Information regarding basic statistics functionality for the pandas package could be found here: http://pandas.pydata.org/pandas-docs/stable/basics.html

In [None]:
print(df['cfc-11'].max())
print(df['cfc-12'].min())
print(df['cfc-113'].count())

**Let's resample the data and aggregate data by month and plot it**

In [None]:
df_resample = df.resample('M').max()

df_resample['cfc-11'].plot()

**Okay, now let's have a look at some temperature data from the Zeppelin observatory**

In [None]:
ds_aws = open_dods('http://dev-ebas-pydap.nilu.no/NO0042G.aws.IMG.met.temperature.1h.NO01L_NO42_vaisala_15m.NO01L_platinum_resistance..dods')

time = num2date(ds_aws.time.data,units='days since 1900-01-01 00:00:00',calendar='gregorian')
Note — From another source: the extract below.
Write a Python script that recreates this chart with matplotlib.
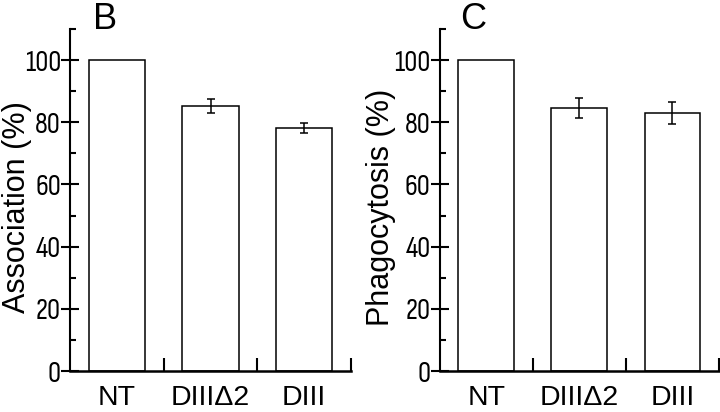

#We append the data to a pandas data frame
data = OrderedDict([ ('Time', time),
          ('Temperature', ds_aws['temperature'].temperature) ] )
df = pd.DataFrame.from_dict(data)

In [None]:
print(df.head())

#We set time as the index
df.index = df['Time'] 

**Let's do a quick plot to inspect the data**

In [None]:
df.plot()

**We Resample the data**

In [None]:
df_max = df.resample('M').max()
df_min = df.resample('M').min()

**We can now make a more interactive plot we Bokeh**

We can also take a snapshot of the plot or parts of the plot, and download it as a png

In [None]:
from bokeh.models import HoverTool

p = figure(plot_width=900, plot_height=400, x_axis_type="datetime", title="Temperature 2016 at Zeppelin")

p.grid.grid_line_alpha = 2
p.xaxis.axis_label = 'Month'
p.yaxis.axis_label = 'Temperature (Degrees C)'
p.ygrid.band_fill_color = "olive"
p.ygrid.band_fill_alpha = 0.1

p.line(df_max.index,df_max['Temperature'], legend='monthly max', line_width=3, line_alpha=0.8, color='#fc8d62')

p.line(df_min.index,df_min['Temperature'], legend='monthly min', line_width=3, line_alpha=0.8, color='#8da0cb')

p.legend.location = "top_right"

show(p)

**We can also easily download our dataproducts to a csv file**

In [None]:
filename='monthly_max_zeppelin.txt'
df_max.to_csv(filename, sep=',', encoding='utf-8')